Q. We are having plans made up for an extension to our house the kitchen and spare room. We are unsure whether to go for a flat roof or a tiled roof. Which is the preferred option or will be longer lasting?
A. A tile roof will last longer and have less maintenance. You have several options with a flat roof, and depending on the company that installs it and for both the climate you are in, it can last for years, or be a perpetual headache. Single ply membranes (like a rubber roof) typically last 10 years or so before they need maintenance. What happens is the rubber will shrink, creating tears at seams, or at the termination strip around your roof perimeter.
Depending on the design, a properly installed hot-mop roof (another type of flat roof system) will last 15-25 years. Both these designs call for rock aggregate over the top. This rock is used to help protect the under lying material from the weather.
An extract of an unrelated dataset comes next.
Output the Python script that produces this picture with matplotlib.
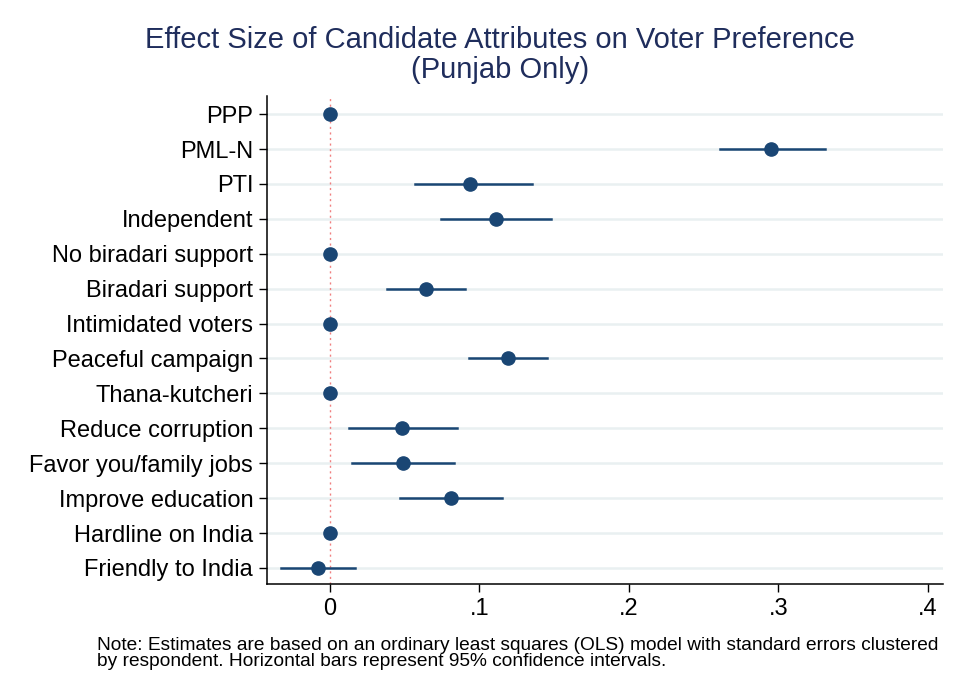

Q. I'm thinking of changing from white/gray asphalt shingles to a light brown. Someone told me the brown would absorb more heat and raise my cost of air conditioning. Is there a rating for heat absorbency?
A. Actually, it's a bit more complex than that. It also depends on how well your roof is vented. Plus darker shingles help keep the house warmer in the winter. You need to weigh all the needs, not focus on a single season. The white/gray are called frost, the light tan are usually called autumn. The absorbency rate between the two is not very much.
Q. I noticed a bulge about 2 feet long and 6 to 8 inches wide in my roof. Upon going onto the roof I have found that there is no evidence of anything hitting the roof, and the shingles are all intact, but it feels like the bottom of one of the pieces of plywood sheeting has buckled upward several inches.
My house is only two years old, and my wife works for the homebuilder, so getting the roofers to repair it cheap or free is not a problem. But I was just curious if anyone had any idea what would cause this. While I was up there I inspected the rest of the roof and all seems fine.
A. How about the possibility that the decking was never completely nailed off during original construction? One problem with new construction is that a lot of the roofs are only warranted for a year In fact, even the smallest area of unnailed decking has a tendency to "poof" and buckle up if allowed to do so.